Actually, if we’re to be literal, I’m misusing the term: The Blue Dog Coalition is a group of fiscally conservative House members, with nary a senator among them. But the term has taken on a broader cultural meaning, at least among annoying liberal blogger types like me, who tend to call any Democrat who regularly gives aid and comfort to the GOP a Blue Dog.
And now comes word that “moderate” Democratic senators are starting their own, as yet unnamed, blue doggish organization. Their goal appears to be nothing less than to save America from everything it voted for in 2008. And they might just have the mojo to get the job done. Rank and file Democrats may think they’re twits, but the Beltway loves ‘em.
Anyway, here’s the skinny on these now semi-official Senate Blue Dogs:
Led by Sens. Evan Bayh (D-Ind.), Tom Carper (D-Del.) and Blanche Lincoln (D-Ark.), members said early press reports of their meetings were mischaracterized as an opposition group to President Barack Obama’s agenda and budget. But they acknowledge that they are seeking to restrain the influence of party liberals in the White House and on Capitol Hill. […]
[Nebraska Sen. Ben] Nelson said the moderate bloc is modeled after the Blue Dogs, but that the realities of the Senate prevent them from being as organized or unified as the House group, which regularly wins concessions from House Democratic leaders.
So here we go again. Blue Dog Democrats parroting GOP talking points, forcing compromises that damage progressive causes and generally undercutting “real” Democrats. Jesus, haven’t we seen this movie before.
(Spoiler warning: the movie ends with crappy policies being adopted, a fuming rank and file and GOP electoral victories, as in 2002 when moderate Democrats who knuckled under to Bush on everything were still slaughtered on Election Day. Who knew that such a bad movie could get a sequel?)
But as infuriating as the Blue Dogs can be in general, what’s downright scary now is their determination to mess with the president’s economic recovery programs: scary because they just may have the power to force enough spending reductions (as they may have done with the earlier stimulus package) to neuter the stimulus effect.
And if that happens, both the country and the Democratic Party are screwed.

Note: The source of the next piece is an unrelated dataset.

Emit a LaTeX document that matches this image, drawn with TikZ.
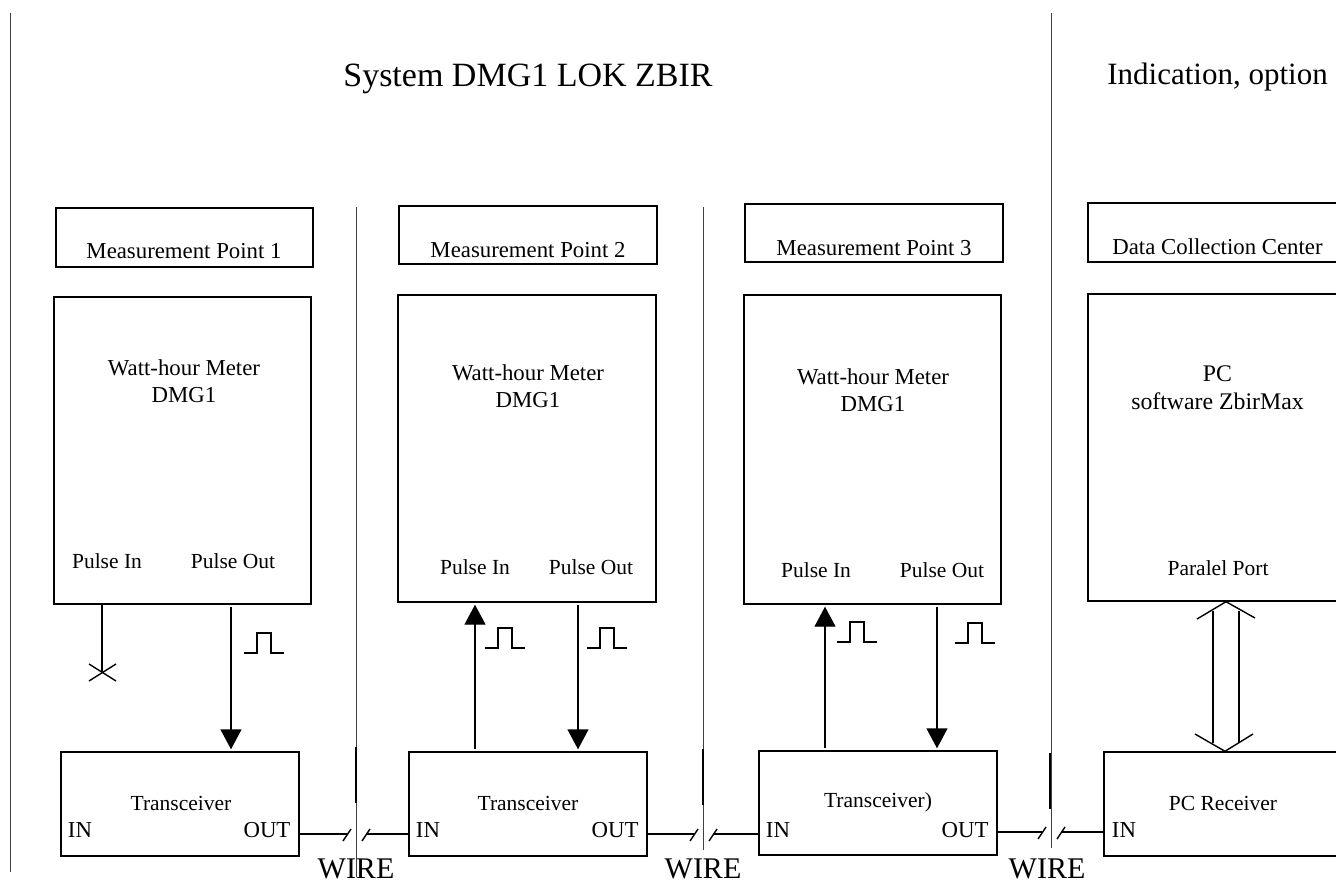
\documentclass[tikz,border=0pt]{standalone}
\usepackage{fontspec}
\setmainfont{Liberation Serif}
\usetikzlibrary{arrows.meta,calc}

\tikzset{
    box/.style={draw, line width=1.4pt, inner sep=0pt},
    lbl/.style={inner sep=0pt, font=\fontsize{21.5}{25}\selectfont, align=center},
    wide/.style={inner sep=0pt, font=\fontsize{22.8}{27.5}\selectfont, align=center},
    head/.style={inner sep=0pt, anchor=base},
    wirelbl/.style={inner sep=0pt, anchor=base, font=\fontsize{30}{32}\selectfont},
    line/.style={line width=1.4pt},
    sig/.style={line width=1.4pt, -{Triangle[length=20pt,width=21pt]}, shorten >=2pt, shorten <=2pt},
    divider/.style={line width=0.7pt, black!75},
    dividerb/.style={line width=1.4pt}
}

\begin{document}
\begin{tikzpicture}[x=1pt,y=-1pt]
    \useasboundingbox (0,0) rectangle (1336,882);
    \clip (0,0) rectangle (1336,882);
    \fill[white] (0,0) rectangle (1336,882);

    % Dividers
    \draw[divider] (10,13) -- (10,872);
    \draw[divider] (356,207) -- (356,877);
    \draw[divider] (703,207) -- (703,850);
    \draw[divider] (1051,13) -- (1051,848);
    \foreach \x/\y in {356/747,703/749,1050/753} {
        \draw[dividerb] (\x,\y) -- (\x,\y+56);
    }

    % Headings
    \node[head, font=\fontsize{34}{36}\selectfont] (sys) at (528,87) {System DMG1 LOK ZBIR};
    \node[head, font=\fontsize{31}{34}\selectfont] (ind) at (1217.5,85) {Indication, option};

    % Name boxes
    \node[box, minimum width=257, minimum height=59] (p1) at (184.5,237.5) {};
    \node[box, minimum width=258, minimum height=58] (p2) at (528,235) {};
    \node[box, minimum width=258, minimum height=58] (p3) at (874,233) {};
    \node[box, minimum width=280, minimum height=59] (p4) at (1228,232.5) {};
    \node[wide] (p1t) at (184,251) {Measurement Point 1};
    \node[wide] (p2t) at (528,250) {Measurement Point 2};
    \node[wide] (p3t) at (874,248) {Measurement Point 3};
    \node[wide] (p4t) at (1217.5,247) {Data Collection Center};

    % Meters
    \node[box, minimum width=257, minimum height=307] (m1) at (182.5,450.5) {};
    \node[box, minimum width=258, minimum height=307] (m2) at (527,448.5) {};
    \node[box, minimum width=257, minimum height=309] (m3) at (872.5,449.5) {};
    \node[box, minimum width=280, minimum height=307] (m4) at (1228,447.5) {};
    \node[wide] (m1t) at (184,381) {Watt-hour Meter\\DMG1};
    \node[wide] (m2t) at (528,386) {Watt-hour Meter\\DMG1};
    \node[wide] (m3t) at (873,390) {Watt-hour Meter\\DMG1};
    \node[inner sep=0pt, font=\fontsize{23.8}{28}\selectfont, align=center] (m4t) at (1217.5,388) {PC\\software ZbirMax};
    \node[lbl] (i1) at (107,561) {Pulse In};
    \node[lbl] (o1) at (233,561) {Pulse Out};
    \node[lbl] (i2) at (475,567) {Pulse In};
    \node[lbl] (o2) at (591,567) {Pulse Out};
    \node[lbl] (i3) at (816,570) {Pulse In};
    \node[lbl] (o3) at (942,570) {Pulse Out};
    \node[lbl] (pp) at (1218,568) {Paralel Port};

    % Transceivers
    \node[box, minimum width=238, minimum height=104] (t1) at (180,804) {};
    \node[box, minimum width=238, minimum height=104] (t2) at (528,804) {};
    \node[box, minimum width=238, minimum height=104] (t3) at (878,803) {};
    \node[box, minimum width=260, minimum height=104] (t4) at (1234,804) {};
    \node[lbl] (t1t) at (181,803) {Transceiver};
    \node[lbl] (t2t) at (528,803) {Transceiver};
    \node[lbl] (t3t) at (878,802) {Transceiver)};
    \node[lbl] (t4t) at (1223,803) {PC Receiver};
    \node[wide] (in1) at (80,830) {IN};
    \node[wide] (out1) at (267,830) {OUT};
    \node[wide] (in2) at (428,830) {IN};
    \node[wide] (out2) at (615,830) {OUT};
    \node[wide] (in3) at (778,830) {IN};
    \node[wide] (out3) at (965,830) {OUT};
    \node[wide] (in4) at (1124,830) {IN};

    % Pulse signals
    \coordinate (s1) at (231,0);
    \coordinate (r2) at (475,0);
    \coordinate (s2) at (578,0);
    \coordinate (r3) at (825,0);
    \coordinate (s3) at (937,0);
    \draw[sig] (m1.south -| s1) -- (t1.north -| s1);
    \draw[sig] (t2.north -| r2) -- (m2.south -| r2);
    \draw[sig] (m2.south -| s2) -- (t2.north -| s2);
    \draw[sig] (t3.north -| r3) -- (m3.south -| r3);
    \draw[sig] (m3.south -| s3) -- (t3.north -| s3);
    \foreach \x/\y in {244/653,485/648,587/648,837/642,955/643} {
        \draw[line] (\x,\y) -- ++(13,0) -- ++(0,-20) -- ++(14,0) -- ++(0,20) -- ++(13,0);
    }

    % Unused input
    \coordinate (x1) at (102,672);
    \draw[line] (m1.south -| x1) -- (x1);
    \draw[line] ($(x1)+(-13,-8)$) -- ($(x1)+(14,9)$);
    \draw[line] ($(x1)+(-13,9)$) -- ($(x1)+(14,-8)$);

    % Wires
    \coordinate (w1) at (356,834);
    \coordinate (w2) at (703,834);
    \coordinate (w3) at (1051,832);
    \foreach \w/\a/\b in {w1/t1/t2,w2/t2/t3,w3/t3/t4} {
        \draw[line] (\a.east |- \w) -- ($(\w)+(-9,0)$);
        \draw[line] ($(\w)+(10,0)$) -- (\b.west |- \w);
        \draw[line] ($(\w)+(-13,7)$) -- ++(8,-12);
        \draw[line] ($(\w)+(6,7)$) -- ++(8,-12);
    }
    \node[wirelbl] (l1) at (356,878) {WIRE};
    \node[wirelbl] (l2) at (703,878) {WIRE};
    \node[wirelbl] (l3) at (1047,878) {WIRE};

    % Parallel link
    \draw[line] (m4.south -| 1213,0) ++(0,9) -- (1213,743);
    \draw[line] (m4.south -| 1239,0) ++(0,9) -- (1239,743);
    \draw[line] (1197,619) -- (m4.south -| 1226,0) -- (1255,618);
    \draw[line] (1195,734) -- (t4.north -| 1225,0) -- (1253,734);
\end{tikzpicture}
\end{document}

What’s particularly frustrating about the Blue Dogs, of course, is that as much as we liberals may want to make them the bad guys, it isn’t that clear cut. Most, though by no means all, of these wayward Democrats come from at least fairly conservative states. You can hate Ben Nelson and Blanche Lincoln as much as you want, but don’t delude yourself into thinking either Nebraska or Arkansas is going to send Ted Kennedy to the Senate. (A different issue is presented, of course, by those Blue Dogs who represent blue states and districts. As to them, I’m with Kos, not just more but also “better Democrats”).
And if you think we’d be better off with Republicans, you’re not paying attention to the sort of Republicans states like these have been sending to the capital.
So this involves some nuance, never an emotionally satisfying thing: Evan Bayh? Swallow hard. Another Zell Miller? Tell him to fu*k off.
It’s also about drawing the right lines in the right places. Being a member of the Democratic caucus carries some duty of loyalty, Joe Lieberman notwithstanding. Sometimes, even if you’re from Nebraska, you have to be willing to take one for the team. But the key, in dealing with the Blue Dogs, is not to demand such tributes too often or at the wrong times.
When it comes to President Obama’s budget, however, that time is now. It’s fine for the Blue Dogs to nibble around the edges a bit: knock off a few bucks here and there and then claim glorious victory. But if they try to cut into the meat, or if they go overboard in spouting off Republican talking points about governmental waste and the like, they’ll have crossed the invisible line. They’ll be part of the problem.
And you can’t be part of the problem and part of the team at the same time.